Schroeder v. Schmidt
Before: Hayne, McFarland
Synopsis
Appeal from an order of the Superior Court of the city and county of San Francisco refusing a new trial.
On and prior to the 31st of October, 1881, the plaintiff was the owner of a budding situated in the city and county of San Francisco, in which he conducted the business of a liquor saloon. On that date he sold the building to the defendant, and subsequently, on the 16th of December, 1882, sold him the saloon and business. The present action was brought to recover damages against the defendant, on the ground that the plaintiff, being insane at the time the sale was made, had been induced, through the fraud of the defendant, to execute the bill of sale of the building. On the trial, after the plaintiff had introduced evidence tending to show his insanity at that time, he offered to introduce evidence to show that the second bill of sale did not include the building, and was not intended by the parties to be a confirmation of the first sale, and was hot a confirmation thereof. The court excluded the evidence, to which ruling the plaintiff excepted. After the plaintiff had rested, the court granted a nonsuit. The plaintiff afterwards made a motion for a new trial on a statement of the case, which was denied. The further facts are stated in the opinion.
Opinion — Hayne
Hayne, C. The plaintiff was nonsuited at the trial. He took no exception to the ruling, and the statement does not specify it as error.
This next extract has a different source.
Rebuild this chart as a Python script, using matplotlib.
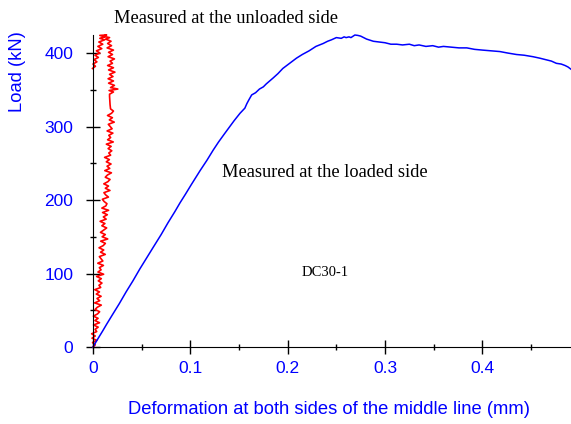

An error in granting a nonsuit is an error in law, and should be excepted to and specified as such. (Donahue v. Gallavan, 43 Cal. 576; Cravens v. Dewey, 13 Cal. 42.) It cannot be reviewed on the ground that the evidence is insufficient to sustain the decision. This is a ground for the review of questions of fact, not of law.
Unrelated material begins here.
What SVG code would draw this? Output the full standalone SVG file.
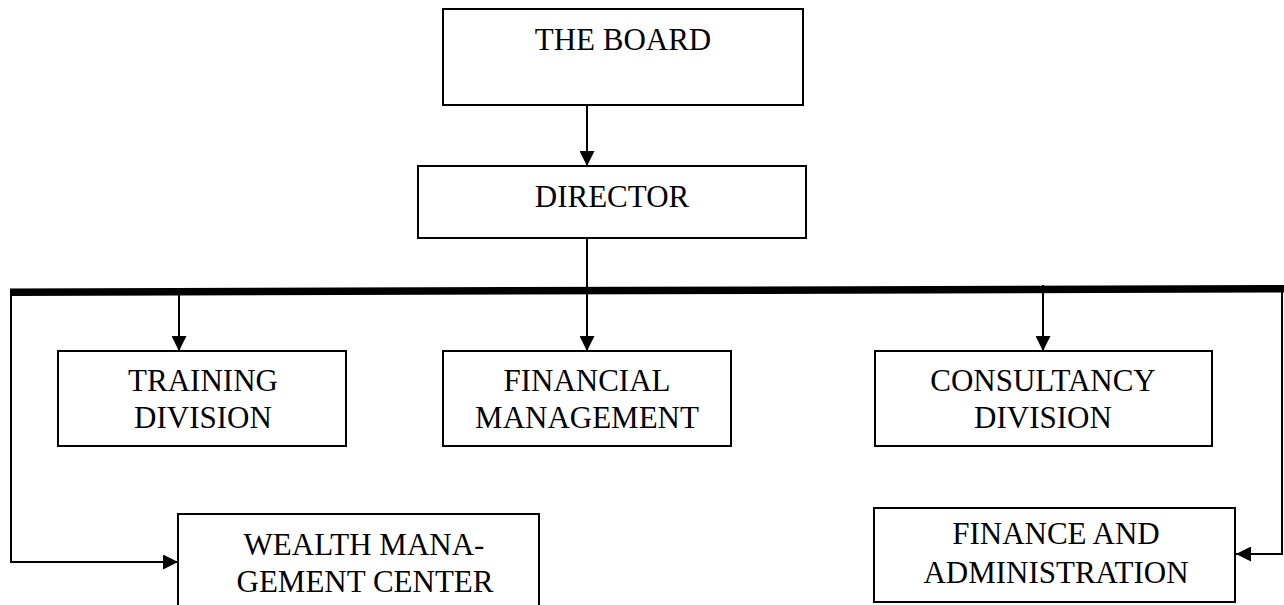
<svg xmlns="http://www.w3.org/2000/svg" width="1284" height="605" viewBox="0 0 1284 605">
  <style>
    .box { fill: #ffffff; stroke: #000000; stroke-width: 2; }
    .lbl { font-family: "Liberation Serif", "Times New Roman", serif; font-size: 31px; fill: #000000; text-anchor: middle; }
    .wire { fill: none; stroke: #000000; stroke-width: 2; }
    .bus { fill: none; stroke: #000000; stroke-width: 7.5; }
  </style>
  <defs>
    <marker id="arrow" markerWidth="15" markerHeight="15" refX="15" refY="7.5" orient="auto" markerUnits="userSpaceOnUse">
      <path d="M0,0 L15,7.5 L0,15 Z" fill="#000000"/>
    </marker>
  </defs>

  <rect width="1284" height="605" fill="#ffffff"/>

  <!-- connectors -->
  <g id="connectors">
    <line class="wire" x1="587" y1="105" x2="587" y2="166" marker-end="url(#arrow)"/>
    <line class="wire" x1="587" y1="238" x2="587" y2="291"/>
    <line class="bus" x1="10" y1="292.2" x2="1284" y2="288.8"/>
    <line class="wire" x1="179" y1="292" x2="179" y2="351" marker-end="url(#arrow)"/>
    <line class="wire" x1="587" y1="291" x2="587" y2="351" marker-end="url(#arrow)"/>
    <line class="wire" x1="1043" y1="285" x2="1043" y2="351" marker-end="url(#arrow)"/>
    <polyline class="wire" points="11,292 11,562 178,562" marker-end="url(#arrow)"/>
    <polyline class="wire" points="1282,289 1282,554 1236,554" marker-end="url(#arrow)"/>
  </g>

  <!-- nodes -->
  <g id="board">
    <rect class="box" x="443" y="9" width="360" height="96"/>
    <text class="lbl" x="623" y="50">THE BOARD</text>
  </g>
  <g id="director">
    <rect class="box" x="418" y="166" width="388" height="72"/>
    <text class="lbl" x="612" y="207">DIRECTOR</text>
  </g>
  <g id="training">
    <rect class="box" x="58" y="351" width="288" height="95"/>
    <text class="lbl" x="203" y="391">TRAINING</text>
    <text class="lbl" x="203" y="428">DIVISION</text>
  </g>
  <g id="financial-management">
    <rect class="box" x="443" y="351" width="288" height="95"/>
    <text class="lbl" x="587" y="391">FINANCIAL</text>
    <text class="lbl" x="587" y="428">MANAGEMENT</text>
  </g>
  <g id="consultancy">
    <rect class="box" x="875" y="351" width="337" height="95"/>
    <text class="lbl" x="1043" y="391">CONSULTANCY</text>
    <text class="lbl" x="1043" y="428">DIVISION</text>
  </g>
  <g id="wealth-management">
    <rect class="box" x="178" y="514" width="361" height="100"/>
    <text class="lbl" x="364" y="555">WEALTH MANA-</text>
    <text class="lbl" x="365" y="592">GEMENT CENTER</text>
  </g>
  <g id="finance-administration">
    <rect class="box" x="874" y="508" width="361" height="94"/>
    <text class="lbl" x="1056" y="544">FINANCE AND</text>
    <text class="lbl" x="1056" y="583">ADMINISTRATION</text>
  </g>
</svg>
There was no error in the ruling on the plaintiff’s offer to prove what was intended by the bill of sale, or what was included in it. Such evidence was not admissible to contradict or add to the writing. And if it be said that the object was to show the situation of the property so as to explain the writing, the answer is, that the offer was too vague, and the ruling was proper on that ground alone. (Smith v. East Branch Co., 54 Cal. 164.)
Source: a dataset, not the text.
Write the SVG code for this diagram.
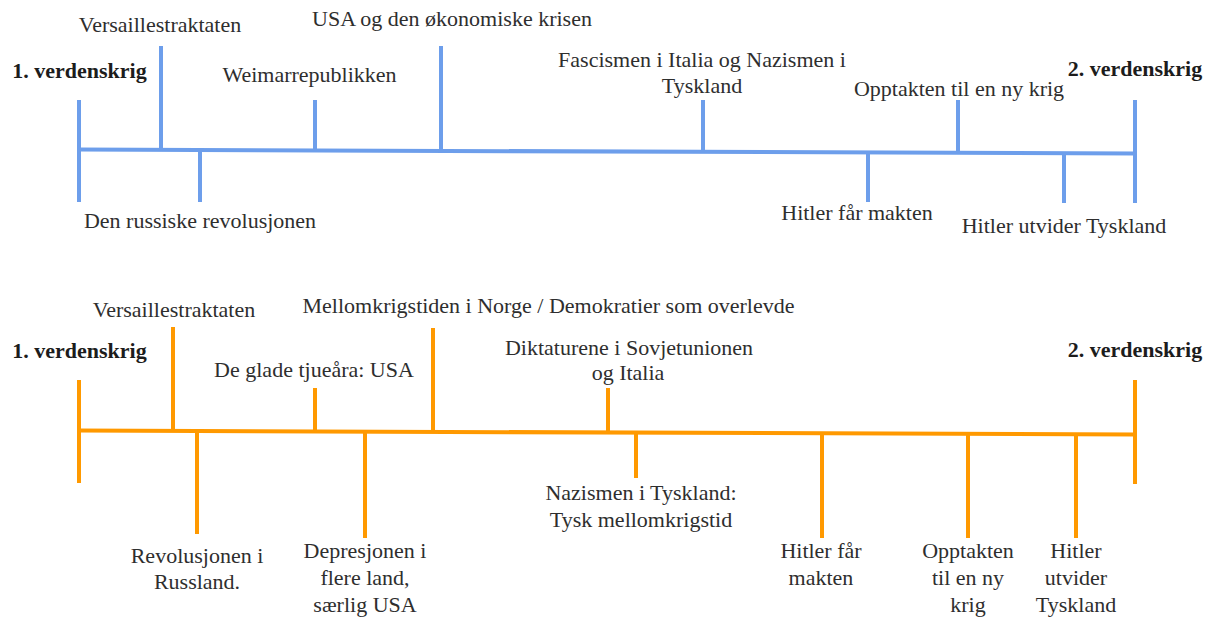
<svg xmlns="http://www.w3.org/2000/svg" width="1214" height="619" viewBox="0 0 1214 619">
  <style>
    .bg { fill: #ffffff; }
    .blue { stroke: #6d9eeb; stroke-width: 4; fill: none; }
    .orange { stroke: #ff9900; stroke-width: 4; fill: none; }
    text { font-family: "Liberation Serif", "Times New Roman", serif; font-size: 22px; fill: #2e2e2e; text-anchor: middle; }
    text.bold { font-weight: bold; fill: #1c1c1c; }
  </style>
  <rect class="bg" x="0" y="0" width="1214" height="619"/>

  <!-- Timeline axes -->
  <g id="connectors">
    <line class="blue" x1="79" y1="149.5" x2="1135" y2="153.5"/>
    <line class="orange" x1="79" y1="430.5" x2="1135" y2="434.5"/>
  </g>

  <!-- Upper timeline -->
  <g id="top-start">
    <line class="blue" x1="79" y1="100" x2="79" y2="202"/>
    <text class="bold" x="79.5" y="78">1. verdenskrig</text>
  </g>
  <g id="top-versailles">
    <line class="blue" x1="161" y1="46" x2="161" y2="150"/>
    <text x="160" y="32">Versaillestraktaten</text>
  </g>
  <g id="top-russian-revolution">
    <line class="blue" x1="200" y1="150" x2="200" y2="202"/>
    <text x="200" y="228">Den russiske revolusjonen</text>
  </g>
  <g id="top-weimar">
    <line class="blue" x1="315" y1="100" x2="315" y2="151"/>
    <text x="309.5" y="82">Weimarrepublikken</text>
  </g>
  <g id="top-usa-crisis">
    <line class="blue" x1="441" y1="46" x2="441" y2="151"/>
    <text x="452" y="26">USA og den økonomiske krisen</text>
  </g>
  <g id="top-fascism">
    <line class="blue" x1="703" y1="100" x2="703" y2="152"/>
    <text x="702" y="67">Fascismen i Italia og Nazismen i</text>
    <text x="702" y="93">Tyskland</text>
  </g>
  <g id="top-hitler-power">
    <line class="blue" x1="868" y1="152" x2="868" y2="202"/>
    <text x="857" y="220">Hitler får makten</text>
  </g>
  <g id="top-prelude">
    <line class="blue" x1="958" y1="100" x2="958" y2="153"/>
    <text x="959" y="96">Opptakten til en ny krig</text>
  </g>
  <g id="top-hitler-expands">
    <line class="blue" x1="1064" y1="153" x2="1064" y2="203"/>
    <text x="1064" y="233">Hitler utvider Tyskland</text>
  </g>
  <g id="top-end">
    <line class="blue" x1="1135" y1="100" x2="1135" y2="203"/>
    <text class="bold" x="1135" y="76">2. verdenskrig</text>
  </g>

  <!-- Lower timeline -->
  <g id="bottom-start">
    <line class="orange" x1="79" y1="380" x2="79" y2="483"/>
    <text class="bold" x="79.5" y="358">1. verdenskrig</text>
  </g>
  <g id="bottom-versailles">
    <line class="orange" x1="173" y1="327" x2="173" y2="431"/>
    <text x="174" y="317">Versaillestraktaten</text>
  </g>
  <g id="bottom-revolution">
    <line class="orange" x1="197" y1="431" x2="197" y2="534"/>
    <text x="197" y="563">Revolusjonen i</text>
    <text x="197" y="589">Russland.</text>
  </g>
  <g id="bottom-twenties">
    <line class="orange" x1="315" y1="388" x2="315" y2="432"/>
    <text x="314" y="377">De glade tjueåra: USA</text>
  </g>
  <g id="bottom-depression">
    <line class="orange" x1="365" y1="432" x2="365" y2="538"/>
    <text x="365" y="558">Depresjonen i</text>
    <text x="365" y="585">flere land,</text>
    <text x="365" y="612">særlig USA</text>
  </g>
  <g id="bottom-norway">
    <line class="orange" x1="433" y1="328" x2="433" y2="432"/>
    <text x="548.5" y="313">Mellomkrigstiden i Norge / Demokratier som overlevde</text>
  </g>
  <g id="bottom-dictatorships">
    <line class="orange" x1="608" y1="388" x2="608" y2="433"/>
    <text x="629" y="355">Diktaturene i Sovjetunionen</text>
    <text x="628" y="380">og Italia</text>
  </g>
  <g id="bottom-nazism">
    <line class="orange" x1="636" y1="433" x2="636" y2="478"/>
    <text x="641" y="500">Nazismen i Tyskland:</text>
    <text x="641" y="527">Tysk mellomkrigstid</text>
  </g>
  <g id="bottom-hitler-power">
    <line class="orange" x1="822" y1="433" x2="822" y2="538"/>
    <text x="821" y="558">Hitler får</text>
    <text x="821" y="585">makten</text>
  </g>
  <g id="bottom-prelude">
    <line class="orange" x1="968" y1="434" x2="968" y2="538"/>
    <text x="968" y="558">Opptakten</text>
    <text x="968" y="585">til en ny</text>
    <text x="968" y="612">krig</text>
  </g>
  <g id="bottom-hitler-expands">
    <line class="orange" x1="1076" y1="434" x2="1076" y2="538"/>
    <text x="1076" y="558">Hitler</text>
    <text x="1076" y="585">utvider</text>
    <text x="1076" y="612">Tyskland</text>
  </g>
  <g id="bottom-end">
    <line class="orange" x1="1135" y1="380" x2="1135" y2="484"/>
    <text class="bold" x="1135" y="357">2. verdenskrig</text>
  </g>
</svg>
We therefore advise that the order denying a new trial be affirmed.
Belcher, C. C., and Foote, C., concurred.
[461]The Court.— For the reasons given in the foregoing > opinion, the order denying a new trial is affirmed.
Concurrence — McFarland
McFarland, J., concurring. I concur in the judgment because no error appears which would warrant us in disturbing the judgment of the court below. But I am not prepared to say that on an appeal from an order denying a new trial, a final judgment, though following . an order granting a nonsuit, may not be reviewed on a bill of exceptions containing the evidence and the rulings at the trial, even if there was no formal exception to the order granting the nonsuit.